Но я забежал далеко вперед, вернемся к Платлингу. Большую моральную помощь оказало пленным наше духовенство, выхлопотав себе разрешение каждую неделю служить в лагере всенощную и литургию. Помимо этого, отец Георгий Граббе часто бывал там и помогал людям, чем мог. Особую услугу тогда оказал пленным и архиепископ Автономов. Дело в том, что, будучи по происхождению донским казаком, он получил назначение в Германию для католиков восточного обряда непосредственно от самого Папы и поэтому легко получил аудиенцию у командующего Третьей американской армией генерала Трускотта, в ведении которого находились наши пленные. Собравшись на прием у командующего, Автономов предложил мне сопровождать его, на что я охотно согласился и таким путем получил возможность информировать генерала о личности самого Власова и о его движении. Автономов очень хорошо построил свою речь духовного лица, которое хорошо знает страшную действительность в Советском Союзе и просит генерала дать ему возможность быть духовником для людей, которых посылают на смерть. После этого он передал слово мне. Я постарался коротко обрисовать личность генерала Власова и идею его освободительной борьбы и попутно бросил англо-американцам укор в их неожиданно враждебном отношении к Власову и его последователям. Генерал Трускотт терпеливо выслушал не только наши пояснения, но и обвинения, поблагодарил нас за столь смелые и откровенные слова, сказав, что американскому народу очень приятно будет услышать мнение русских патриотов, и если бы судьба пленных зависела бы от него, он сегодня же дал приказ выпустить их на волю, но он солдат и получил приказ выдать их Советам. «Обратитесь к главнокомандующему, может быть, он сможет вам помочь». Вслед за тем американский офицер, стоявший тут же, спросил меня по-русски: «Вы тоже власовец?» Я ему ответил, что на этот вопрос я отвечу только генералу, но генерал не счел нужным спросить, кто я такой.

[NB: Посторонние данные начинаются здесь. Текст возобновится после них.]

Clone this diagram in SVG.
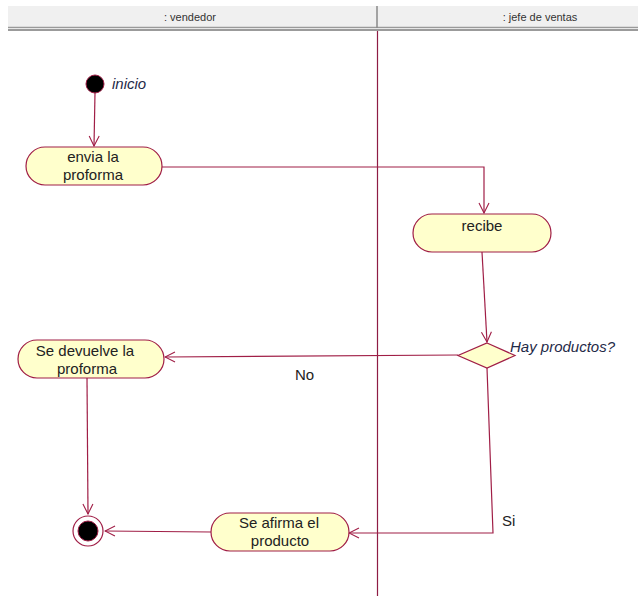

Прием кончился приглашением нас начальником штаба командующего на обед в офицерской кантине, а затем приглашением на кофе у армейского капеллана, где присутствовал и армейский раввин.

Практическая сторона этого посещения заключалась в том, что генерал сказал, что он получил приказ пленных в Платлинге и других лагерях выдать Советам, но он назначит комиссии в лагерь для опроса людей, и если среди них есть пострадавшие от советского режима, то те не будут выданы, а нас он просит направить переводчиков для комиссий, если таковые найдутся. Что мы тогда и сделали.

В заключение по просьбе Автономова Трускотт дал разрешение ему и двум сопровождающим посещать лагеря для военнопленных на территории, занятой Третьей армией. Благодаря этому мы два раза были у Меандрова в Ландсхуте (с ним сидели советские генералы Айсберг и Севастьянов и три генерала старой царской армии, которых потом освободили) и два раза побывали в Платлинге, где я давал инструкции начальникам блоков в духе высказываний командующего армией. К моему несчастью, люди стали относиться скептически к моим словам, и, когда их допрашивали комиссии, большинство отвечали в духе власовских установок: что, мол, пошел к Власову для борьбы за освобождение моей родины от коммунистической диктатуры. Все эти идейно честные люди, у которых язык не повернулся хотя бы на словах отказаться от своей идеи, были рыцари, и за это потом их выдали. Тогда мне было стыдно за себя, что я кривил душою, а они твердо защищали свою идею, но ведь я кривил душою, чтобы их спасти. Если бы я очутился в их положении, и я бы отвечал, как они, потому что никогда не уклонялся от ответственности да и Власову предложил оставить меня в Фюссене для переговоров с американцами, как его уполномоченного, думая, что тем самым заслоню и спасу его.